I apologise in advance for what may be a slightly odd post; I have been mulling over several connected things over the last few days and so rather than there being one specific story or topic, I'm looking to have more of a wide ranging discussion with anyone who is interested- and possibly hear similar stories.
The other day, I was poking around on one of genealogy sites, having forked out for a month's subscription. Once I had looked at my own family for a bit, I got bored and found myself wondering what I could look into next.

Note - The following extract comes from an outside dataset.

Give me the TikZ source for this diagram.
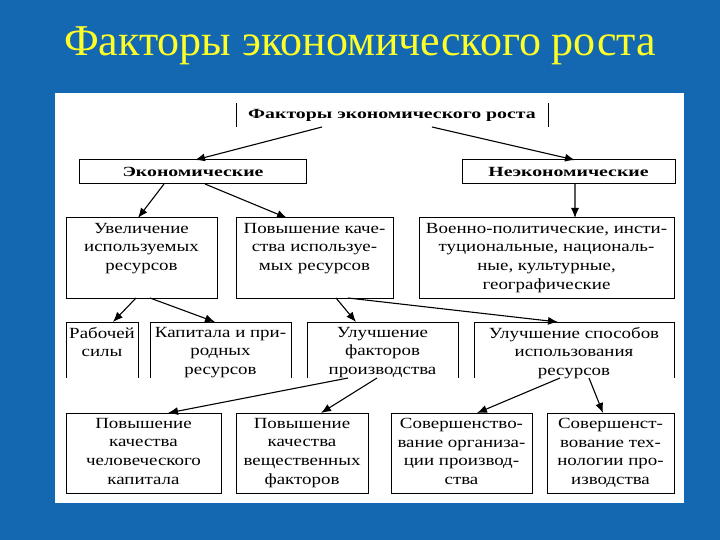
\documentclass[tikz,border=0pt]{standalone}
\usepackage{fontspec}
\setmainfont{Liberation Serif}
\newfontfamily\boxfont[FakeStretch=1.22]{Liberation Serif}
\usetikzlibrary{arrows.meta}
\definecolor{bgblue}{RGB}{20,104,178}
\definecolor{titleyellow}{RGB}{255,255,40}
\newcommand{\bx}[3]{\parbox[c][#2][t]{#1}{\centering\vspace*{5bp}#3}}
\newcommand{\wide}[1]{\scalebox{1.16}[1]{#1}}
\tikzset{
  frame/.style={draw=black,line width=1bp,inner sep=0pt,outer sep=0pt},
  openframe/.style={inner sep=0pt,outer sep=0pt},
  txt/.style={font=\boxfont\fontsize{15.5bp}{18.8bp}\selectfont},
  btxt/.style={font=\boxfont\bfseries\fontsize{14bp}{15bp}\selectfont},
  arr/.style={line width=1.1bp,-{Latex[length=10bp,width=8bp]}},
  side/.style={line width=1bp}
}
\begin{document}
\begin{tikzpicture}[x=1bp,y=-1bp]
\useasboundingbox (0,0) rectangle (720,540);
\fill[bgblue] (0,0) rectangle (720,540);
\node[text=titleyellow,font=\fontsize{44bp}{48bp}\selectfont] (title) at (360,46) {Факторы экономического роста};
\fill[white] (55,93) rectangle (684,503);

% header
\node[openframe,btxt,minimum width=312bp,minimum height=24bp] (hdr) at (392,115) {\wide{Факторы экономического роста}};
\draw[side] (hdr.north west) -- (hdr.south west);
\draw[side] (hdr.north east) -- (hdr.south east);

% level 1
\node[frame,btxt,minimum width=226bp,minimum height=24bp] (eco) at (193,172) {\wide{Экономические}};
\node[frame,btxt,minimum width=213bp,minimum height=24bp] (neco) at (568.5,172) {\wide{Неэкономические}};

% level 2
\node[frame,txt] (inc) at (141.5,258) {\bx{151bp}{80bp}{Увеличение\\используемых\\ресурсов}};
\node[frame,txt] (qual) at (314.5,258) {\bx{157bp}{80bp}{Повышение каче-\\ства используе-\\мых ресурсов}};
\node[frame,txt] (mil) at (546.5,258) {\bx{255bp}{80bp}{Военно-политические, инсти-\\туциональные, националь-\\ные, культурные,\\географические}};

% level 3 (open at the bottom)
\node[openframe,txt] (lab) at (102,350) {\bx{72bp}{56bp}{Рабочей\\силы}};
\node[openframe,txt] (cap) at (220.5,350) {\bx{141bp}{56bp}{Капитала и при-\\родных\\ресурсов}};
\node[openframe,txt] (impf) at (382.5,350) {\bx{151bp}{56bp}{Улучшение\\факторов\\производства}};
\node[openframe,txt] (ways) at (574,350) {\bx{200bp}{56bp}{Улучшение способов\\использования\\ресурсов}};
\foreach \n in {lab,cap,impf,ways}{
  \draw[side] (\n.south west) |- (\n.north east) -- (\n.south east);
}

% level 4
\node[frame,txt] (hq) at (143.5,453) {\bx{155bp}{80bp}{Повышение\\качества\\человеческого\\капитала}};
\node[frame,txt] (mq) at (302,453) {\bx{132bp}{80bp}{Повышение\\качества\\вещественных\\факторов}};
\node[frame,txt] (org) at (461.5,453) {\bx{141bp}{80bp}{Совершенство-\\вание организа-\\ции производ-\\ства}};
\node[frame,txt] (tech) at (610.5,453) {\bx{127bp}{80bp}{Совершенст-\\вование тех-\\нологии про-\\изводства}};

% connectors
\draw[arr] ([xshift=-70bp]hdr.south) -- ([xshift=2bp]eco.north);
\draw[arr] ([xshift=40bp]hdr.south) -- ([xshift=6.5bp]neco.north);
\draw[arr] ([xshift=-29bp]eco.south) -- ([xshift=-3.5bp]inc.north);
\draw[arr] ([xshift=12bp]eco.south) -- ([xshift=-27.5bp]qual.north);
\draw[arr] ([xshift=6.5bp]neco.south) -- ([xshift=28.5bp]mil.north);
\draw[arr] ([xshift=-5.5bp]inc.south) -- ([xshift=11bp]lab.north);
\draw[arr] ([xshift=8.5bp]inc.south) -- ([xshift=-5.5bp]cap.north);
\draw[arr] ([xshift=21.5bp]qual.south) -- ([xshift=-26.5bp]impf.north);
\draw[arr] ([xshift=33.5bp]qual.south) -- ([xshift=-16bp]ways.north);
\draw[arr] ([xshift=-34.5bp]impf.south) -- ([xshift=24.5bp]hq.north);
\draw[arr] ([xshift=-5.5bp]impf.south) -- ([xshift=19bp]mq.north);
\draw[arr] ([xshift=-14bp]ways.south) -- ([xshift=15.5bp]org.north);
\draw[arr] ([xshift=15bp]ways.south) -- ([xshift=-7.5bp]tech.north);
\end{tikzpicture}
\end{document}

So I thought of Robin. Growing up, my father had a friend he had met when he was at University who used to come and stay with us. He was an oddball, and the joke in my family was that if you dared to mention his name, he would telephone within the day and come for a visit. He never gave away any details about where he lived, or if he had any sort of personal life, or extended family. There was always some sort of eccentric mission that would explain his need to visit the area. We knew his name, and we had a very brief back story (from a vaguely aristocratic line, his father was a vicar with a private 'living' on an estate somewhere in England, where he had grown up).
The last contact we had with him was around the time that my father was dying in 2009. Unfortunately, he rang repeatedly and badgered my mother- telling her that she had to take him to a specific specialist who he had researched. She ended up yelling at him and hanging up.
We never had any way of contacting him, aside from a 'mail drop' sort of situation, care of the University that he still had a link to.
Anyway. I had always been curious about him- and his name was so unusual that I thought that it would be extremely easy to find him or his aristocratic family on the genealogy site.
But there was no result for that name: or, there was, for a different spelling, but only one- for a wedding. I knew he had been married once, and all the other details fit, so I searched with the new spelling. Still nothing. Idly, I searched the Web in general- and got a hit in a Guardian article.
It turned out, he had died in a nursing home in the city I was living at the time. Not only that- the entire premise of the story was that when he had died, the home had discovered that he was living under an assumed name- a different one to the one we knew. The police were called in to establish his identity. Eventually, they were able to do so. It turned out that he was actually from Italy, and had fled with his mother in 1939. His father stayed behind and died in Auschwitz. (Before that, his mother remarried- one could assume that she thought he was already dead).
My DH remarked that he thought that a lot of people reinvented themselves in order to deal with the trauma of WW2. I think he's probably right- and of course in those days and until very recently there were far fewer ways to be found out. In a wider sense, I can't help thinking about all the people who live on only in random anecdotes (we have a couple in my family that probably date back to the 1880s that I might be the last to tell, for example). Genealogy sites really only give you the basics- and so much falls between the cracks, so how can you possibly ever really know who someone was?
I would be fascinated to hear any similar stories, if you have them- or even your random crazy family stories that will be forgotten after you.